Some people had hoped, after months of hype and the pedigree of director Duncan Jones (Moon, Source Code), that Warcraft might break the long and storied Curse Of Bad Video Game Movies. I have some sad news for those people. Maybe video game adaptations were just never meant to be.
This post originally appeared May 24, 2016. We’ve bumped it up because the movie comes out today.
Warcraft, which comes out June 10, is a whirlwind of CGI effects and snazzy costumes that never quite coalesces into a watchable film. Longtime fans of the series might get a kick out of seeing the likes of Medivh (Ben Foster) and Durotan (Toby Kebbell) played by Hollywood actors, but it’s tough to get invested in a movie that feels so soulless. Warcraft has very few redeeming qualities. The performances are mediocre, the writing is full of cliches, and the editing is confusing when it’s trying to be clever. (Both the orcs and humans speak real-life English, but the movie attempts to persuade us, by means of a clumsy transition halfway through the film, that the orcs are actually speaking their own language. It’s not very good.)
The fundamental flaw in Warcraft is the same flaw we find in most video game movies: It takes itself too seriously. These games are set in a world full of in-jokes and surreal humor, one that’s inhabited by a race of giant panda bears because the developers at Blizzard really liked one of their own April Fool’s jokes. Even when the Warcraft games get dark, and they do get dark, they’ve always been adept at having fun with their players. The film does no such thing. If only this movie had the charm of a Warcraft unit who’s been clicked too many times.
In case you’re curious: I’ve played through all three main Warcraft games and went on a WoW kick back in 2005. I was the guy at the screening who knew who Thrall was and who most certainly recognized that the creature who popped up for a second in that one swamp was a murloc. I could tell you the difference between a Death Knight and a Lich King and I have many fond memories of destroying fools with my Night Elf army. So I should be the ideal target audience for a movie like Warcraft, one that tries to turn the story of the First War between orcs and humans into a summer blockbuster.
Yet I just couldn’t buy in. Maybe the premise was flawed from the start. Warcraft opens with a shot of the vicious orc Horde, all teeth and screams, as it introduces us to Durotan and his pregnant wife. In just a few minutes we’re zipping through so many cities—Ironforge, Stormwind, Dalaran—that even for a Warcraft buff it might be tough to keep things straight. Rather than give some breathing room to Durotan and his human counterpart, Anduin Lothar (Travis Fimmel), Warcraft insists on introducing character after character, none of them pleasant. There’s Callan (Burkely Duffield), Lothar’s plot device of a son. There’s the bumbling mage Khadgar (Ben Schnetzer), who is far more interesting in the games. There’s the Guardian Medivh, whose motives and actions are never quite clear. There’s a king, a queen, some knights. There are a bunch of orcs who get a lot of screen time that could’ve gone toward actual character development. There are too many characters, too many subplots, and not nearly enough reasons to care about them all.

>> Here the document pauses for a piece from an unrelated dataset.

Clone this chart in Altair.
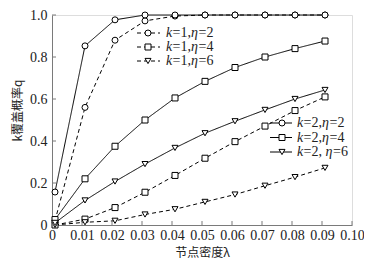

And then there’s Garona (Paula Patton), whose fangs are so utterly silly that they often distract from her performance, which is just as ridiculous. Warcraft devotes many minutes to Garona: her enslavement at the hands of her own people; her snarling threats; her unconvincing romantic trist with the main character. Her character, a half-orc, half-human* warrior who seems destined to bring peace to the two races, is poorly crafted and kind of a drag to watch. A stronger actress could have helped made Garona more compelling, but with so many factors working against her, even that might not have worked. She is unabashedly dull.
Even the nasty warlock Gul’dan (Daniel Wu), easily the most compelling character in the film, never quite lives up to his video game pedigree. He spends most of his time draining the souls out of his prisoners’ bodies, which is fun to watch, but he never feels threatening. The stakes are never really there. Warcraft spends very little time trying to convince the audience why anyone should care that Gul’dan and his orcs are invading the world of humans, or why it even matters.
Rather than tapping into the goofy core that makes a game like World of Warcraft interesting, the Warcraft movie aims for grittiness, missing the mark quite a bit. It just doesn’t work. The lore is too campy. This is a world where a mage’s most popular spell transforms his enemies into sheep, yet Warcraft acts as if it’s a green-screen version of Game of Thrones. At my theater, the biggest laughs came not from the occasional bouts of slapstick comedy but from the miserable archmages of Dalaran, whose CGI-enhanced eyes look especially absurd when you’re supposed to take them seriously.
I had hoped Warcraft would at a minimum be entertaining, but really, I’ve had more enjoyable two-hour sessions wiping on Molten Core. At least the armor looks good.